_Task goal_
With all pictures omitted, return verbatim the lines from the beginning of the records below through the line containing "50, right: 16".

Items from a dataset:
□ □ □ □ □ □ □

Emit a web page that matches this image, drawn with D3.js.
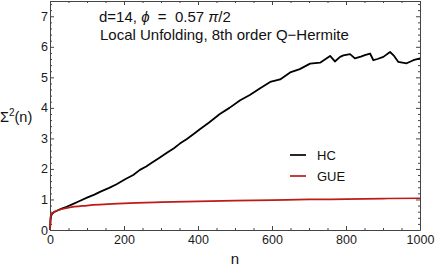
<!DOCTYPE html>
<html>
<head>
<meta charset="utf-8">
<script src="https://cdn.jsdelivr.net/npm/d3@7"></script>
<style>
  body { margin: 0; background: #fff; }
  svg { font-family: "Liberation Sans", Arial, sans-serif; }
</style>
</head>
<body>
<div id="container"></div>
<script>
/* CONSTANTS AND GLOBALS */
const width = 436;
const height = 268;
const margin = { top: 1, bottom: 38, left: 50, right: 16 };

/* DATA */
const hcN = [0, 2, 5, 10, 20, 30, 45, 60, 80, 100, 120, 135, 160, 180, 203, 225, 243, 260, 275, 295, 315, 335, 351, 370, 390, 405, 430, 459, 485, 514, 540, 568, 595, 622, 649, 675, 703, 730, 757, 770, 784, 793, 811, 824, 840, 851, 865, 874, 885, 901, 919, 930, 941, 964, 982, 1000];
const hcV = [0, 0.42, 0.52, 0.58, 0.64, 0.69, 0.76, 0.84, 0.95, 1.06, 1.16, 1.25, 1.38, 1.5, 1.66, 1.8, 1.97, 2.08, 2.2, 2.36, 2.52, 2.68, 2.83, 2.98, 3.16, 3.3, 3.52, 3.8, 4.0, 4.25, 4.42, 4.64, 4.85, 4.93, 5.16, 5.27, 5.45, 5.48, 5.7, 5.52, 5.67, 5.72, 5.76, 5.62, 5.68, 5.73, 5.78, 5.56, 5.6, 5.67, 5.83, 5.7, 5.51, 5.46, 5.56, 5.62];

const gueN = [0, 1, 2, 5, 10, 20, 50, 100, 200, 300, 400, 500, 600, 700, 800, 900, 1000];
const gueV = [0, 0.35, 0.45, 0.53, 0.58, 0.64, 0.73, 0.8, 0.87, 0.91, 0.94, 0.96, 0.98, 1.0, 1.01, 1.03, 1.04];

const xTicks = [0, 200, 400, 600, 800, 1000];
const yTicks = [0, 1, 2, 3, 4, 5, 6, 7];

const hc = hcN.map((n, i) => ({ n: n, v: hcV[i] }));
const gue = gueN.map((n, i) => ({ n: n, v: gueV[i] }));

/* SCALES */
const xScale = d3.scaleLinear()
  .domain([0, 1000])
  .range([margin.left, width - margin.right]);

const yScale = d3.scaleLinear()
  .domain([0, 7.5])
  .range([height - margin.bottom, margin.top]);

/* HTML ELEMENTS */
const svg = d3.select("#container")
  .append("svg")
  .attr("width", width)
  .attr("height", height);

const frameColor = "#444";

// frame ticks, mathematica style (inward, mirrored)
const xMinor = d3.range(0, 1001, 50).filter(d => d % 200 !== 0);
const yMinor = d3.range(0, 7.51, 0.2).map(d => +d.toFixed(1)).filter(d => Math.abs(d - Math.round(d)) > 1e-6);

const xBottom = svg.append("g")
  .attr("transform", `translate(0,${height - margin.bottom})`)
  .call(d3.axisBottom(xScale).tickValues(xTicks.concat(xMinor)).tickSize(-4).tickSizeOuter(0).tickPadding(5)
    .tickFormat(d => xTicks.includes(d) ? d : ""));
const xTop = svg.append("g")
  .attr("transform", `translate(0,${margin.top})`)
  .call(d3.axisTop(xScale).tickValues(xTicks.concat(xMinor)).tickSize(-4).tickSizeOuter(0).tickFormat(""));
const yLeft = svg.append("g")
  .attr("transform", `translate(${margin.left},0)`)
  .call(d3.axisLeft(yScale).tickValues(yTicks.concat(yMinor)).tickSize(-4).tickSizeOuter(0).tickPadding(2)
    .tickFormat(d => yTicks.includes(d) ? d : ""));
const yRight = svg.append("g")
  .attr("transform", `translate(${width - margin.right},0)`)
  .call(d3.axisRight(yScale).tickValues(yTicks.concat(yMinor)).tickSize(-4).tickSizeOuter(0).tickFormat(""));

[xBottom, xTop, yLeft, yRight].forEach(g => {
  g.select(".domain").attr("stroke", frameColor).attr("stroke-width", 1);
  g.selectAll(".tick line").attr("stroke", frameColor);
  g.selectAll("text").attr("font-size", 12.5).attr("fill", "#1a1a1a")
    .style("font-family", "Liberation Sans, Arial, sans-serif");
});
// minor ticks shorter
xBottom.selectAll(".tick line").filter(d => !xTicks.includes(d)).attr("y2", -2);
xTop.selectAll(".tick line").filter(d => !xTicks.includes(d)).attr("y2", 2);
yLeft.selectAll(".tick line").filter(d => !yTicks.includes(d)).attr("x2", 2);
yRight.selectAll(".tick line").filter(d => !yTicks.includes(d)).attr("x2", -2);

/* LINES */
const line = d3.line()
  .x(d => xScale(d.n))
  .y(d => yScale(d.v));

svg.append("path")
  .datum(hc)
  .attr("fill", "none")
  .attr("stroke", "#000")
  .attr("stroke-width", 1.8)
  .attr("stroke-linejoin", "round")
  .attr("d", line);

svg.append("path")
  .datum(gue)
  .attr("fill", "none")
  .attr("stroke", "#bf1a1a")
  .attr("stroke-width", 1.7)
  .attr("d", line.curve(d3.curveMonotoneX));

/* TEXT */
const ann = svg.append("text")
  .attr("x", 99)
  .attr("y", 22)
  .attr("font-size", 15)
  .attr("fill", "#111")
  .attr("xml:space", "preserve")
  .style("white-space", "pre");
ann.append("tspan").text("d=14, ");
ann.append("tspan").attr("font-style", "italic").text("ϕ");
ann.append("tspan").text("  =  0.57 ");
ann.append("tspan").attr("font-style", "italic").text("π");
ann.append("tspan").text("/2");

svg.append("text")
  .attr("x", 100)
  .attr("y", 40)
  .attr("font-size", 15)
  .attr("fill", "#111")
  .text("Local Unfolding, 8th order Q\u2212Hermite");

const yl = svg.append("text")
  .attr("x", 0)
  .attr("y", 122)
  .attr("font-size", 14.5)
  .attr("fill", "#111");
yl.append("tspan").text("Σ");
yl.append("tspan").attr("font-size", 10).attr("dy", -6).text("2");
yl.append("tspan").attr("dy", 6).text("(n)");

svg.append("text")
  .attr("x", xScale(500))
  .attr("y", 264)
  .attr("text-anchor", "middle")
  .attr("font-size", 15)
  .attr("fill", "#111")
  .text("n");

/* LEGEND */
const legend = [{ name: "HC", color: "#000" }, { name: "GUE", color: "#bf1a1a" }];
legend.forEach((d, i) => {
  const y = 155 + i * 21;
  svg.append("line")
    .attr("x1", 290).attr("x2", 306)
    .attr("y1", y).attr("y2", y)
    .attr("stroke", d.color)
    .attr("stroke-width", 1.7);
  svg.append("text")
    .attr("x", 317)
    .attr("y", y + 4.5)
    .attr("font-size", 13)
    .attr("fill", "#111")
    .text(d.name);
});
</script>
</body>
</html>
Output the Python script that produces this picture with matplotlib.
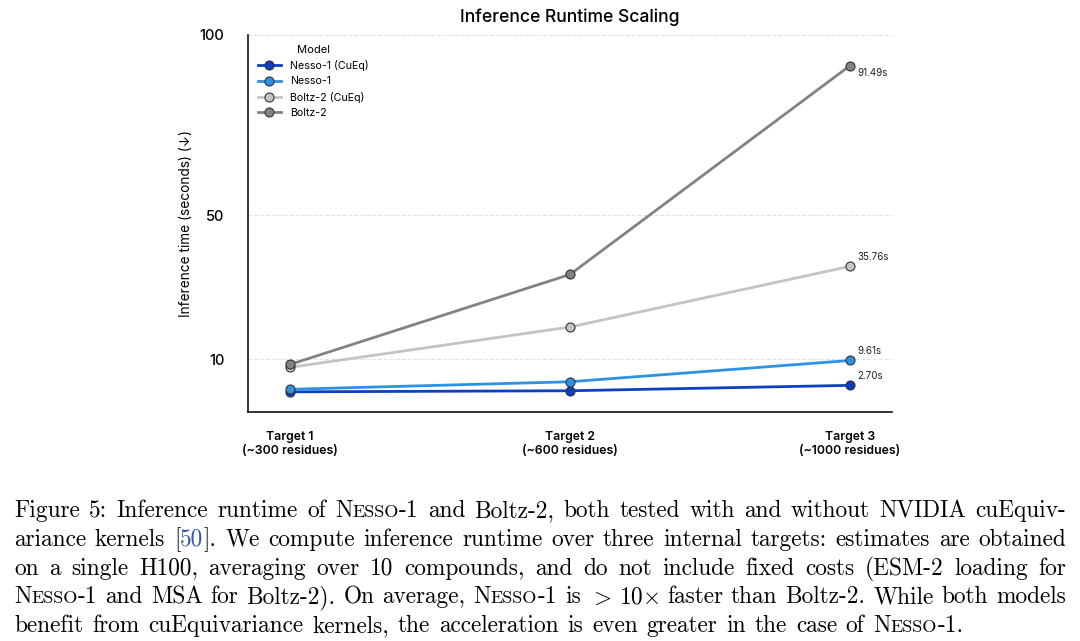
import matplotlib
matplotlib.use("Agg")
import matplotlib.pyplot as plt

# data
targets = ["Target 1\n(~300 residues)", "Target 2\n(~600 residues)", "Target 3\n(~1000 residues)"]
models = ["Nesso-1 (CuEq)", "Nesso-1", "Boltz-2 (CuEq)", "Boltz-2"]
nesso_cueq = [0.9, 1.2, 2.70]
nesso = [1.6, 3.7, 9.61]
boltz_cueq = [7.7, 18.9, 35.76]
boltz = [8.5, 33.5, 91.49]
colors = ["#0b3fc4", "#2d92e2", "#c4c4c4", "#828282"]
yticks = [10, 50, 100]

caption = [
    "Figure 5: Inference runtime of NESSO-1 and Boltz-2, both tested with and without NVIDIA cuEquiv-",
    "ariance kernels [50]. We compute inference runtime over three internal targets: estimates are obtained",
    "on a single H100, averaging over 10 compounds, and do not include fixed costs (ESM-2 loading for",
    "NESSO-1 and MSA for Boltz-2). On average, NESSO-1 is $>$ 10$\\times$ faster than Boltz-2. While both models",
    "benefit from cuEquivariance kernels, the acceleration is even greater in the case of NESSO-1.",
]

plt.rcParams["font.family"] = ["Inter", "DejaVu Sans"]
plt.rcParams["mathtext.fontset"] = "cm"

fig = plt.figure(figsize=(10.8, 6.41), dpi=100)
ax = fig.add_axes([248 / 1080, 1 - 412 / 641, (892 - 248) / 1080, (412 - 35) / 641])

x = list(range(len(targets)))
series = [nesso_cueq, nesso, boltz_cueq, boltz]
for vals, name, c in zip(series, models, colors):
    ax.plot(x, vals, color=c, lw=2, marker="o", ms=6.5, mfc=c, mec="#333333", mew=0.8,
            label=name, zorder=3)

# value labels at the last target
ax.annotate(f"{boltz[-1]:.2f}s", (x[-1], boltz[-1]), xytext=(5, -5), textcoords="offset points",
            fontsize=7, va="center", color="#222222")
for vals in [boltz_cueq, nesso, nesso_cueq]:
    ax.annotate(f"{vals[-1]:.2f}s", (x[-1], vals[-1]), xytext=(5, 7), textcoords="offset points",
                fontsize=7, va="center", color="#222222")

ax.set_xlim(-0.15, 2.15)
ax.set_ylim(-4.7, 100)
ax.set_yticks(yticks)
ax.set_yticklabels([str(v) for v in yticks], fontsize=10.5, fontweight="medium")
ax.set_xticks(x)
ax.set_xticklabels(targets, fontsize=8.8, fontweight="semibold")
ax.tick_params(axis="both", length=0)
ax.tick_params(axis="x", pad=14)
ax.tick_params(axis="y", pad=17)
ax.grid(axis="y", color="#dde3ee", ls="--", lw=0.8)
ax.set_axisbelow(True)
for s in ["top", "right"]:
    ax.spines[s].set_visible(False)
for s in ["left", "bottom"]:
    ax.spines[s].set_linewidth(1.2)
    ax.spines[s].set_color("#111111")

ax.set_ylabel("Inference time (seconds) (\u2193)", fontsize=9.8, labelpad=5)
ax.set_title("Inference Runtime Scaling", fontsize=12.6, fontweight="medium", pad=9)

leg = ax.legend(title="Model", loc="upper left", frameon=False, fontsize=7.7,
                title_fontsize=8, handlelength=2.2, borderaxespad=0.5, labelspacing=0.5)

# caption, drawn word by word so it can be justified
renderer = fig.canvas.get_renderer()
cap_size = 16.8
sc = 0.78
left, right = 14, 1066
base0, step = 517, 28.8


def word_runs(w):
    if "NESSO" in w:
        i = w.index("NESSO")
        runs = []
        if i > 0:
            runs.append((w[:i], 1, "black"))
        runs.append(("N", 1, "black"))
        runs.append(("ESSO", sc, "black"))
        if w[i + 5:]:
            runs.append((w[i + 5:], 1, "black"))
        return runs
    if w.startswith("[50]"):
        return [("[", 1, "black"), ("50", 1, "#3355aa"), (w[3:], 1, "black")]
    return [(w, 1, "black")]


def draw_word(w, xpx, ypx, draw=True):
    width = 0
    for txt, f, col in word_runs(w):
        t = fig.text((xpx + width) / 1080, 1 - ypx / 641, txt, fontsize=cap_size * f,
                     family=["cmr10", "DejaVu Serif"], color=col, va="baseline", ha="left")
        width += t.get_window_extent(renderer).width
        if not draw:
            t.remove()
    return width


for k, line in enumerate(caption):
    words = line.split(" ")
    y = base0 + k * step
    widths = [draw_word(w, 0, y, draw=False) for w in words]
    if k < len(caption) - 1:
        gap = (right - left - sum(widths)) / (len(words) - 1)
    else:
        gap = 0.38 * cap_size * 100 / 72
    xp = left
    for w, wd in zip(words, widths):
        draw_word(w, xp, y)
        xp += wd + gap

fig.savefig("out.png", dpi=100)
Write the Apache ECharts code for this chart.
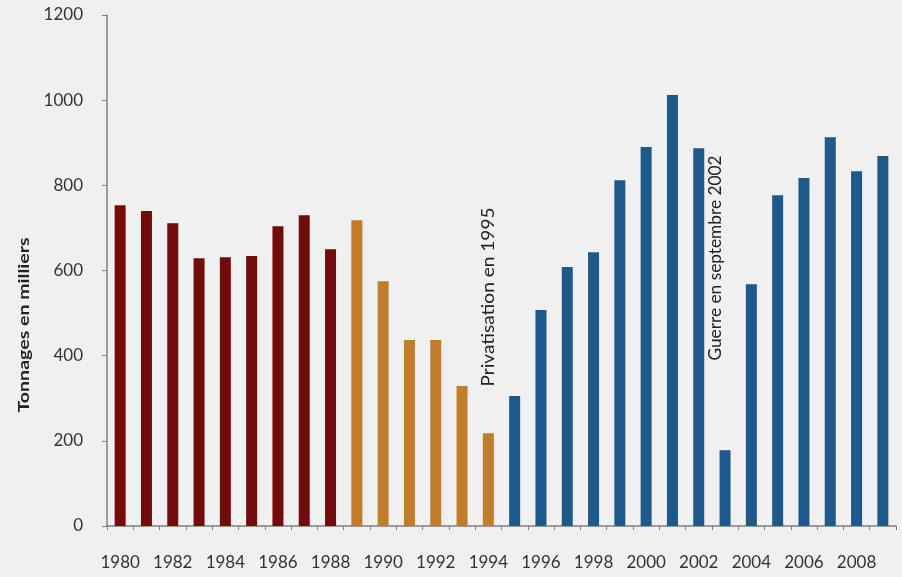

□ □ □ □ □ □ □

_The result_
Emit a web page that matches this image, drawn with D3.js.
<!DOCTYPE html>
<html>
<head>
<meta charset="utf-8">
<script src="https://cdn.jsdelivr.net/npm/d3@7"></script>
<style>
  body { margin: 0; background: #fff; }
  svg { font-family: "Liberation Sans", Arial, sans-serif; }
</style>
</head>
<body>
<div id="container"></div>
<script>
/* CONSTANTS AND GLOBALS */
const width = 436;
const height = 268;
const margin = { top: 1, bottom: 38, left: 50, right: 16 };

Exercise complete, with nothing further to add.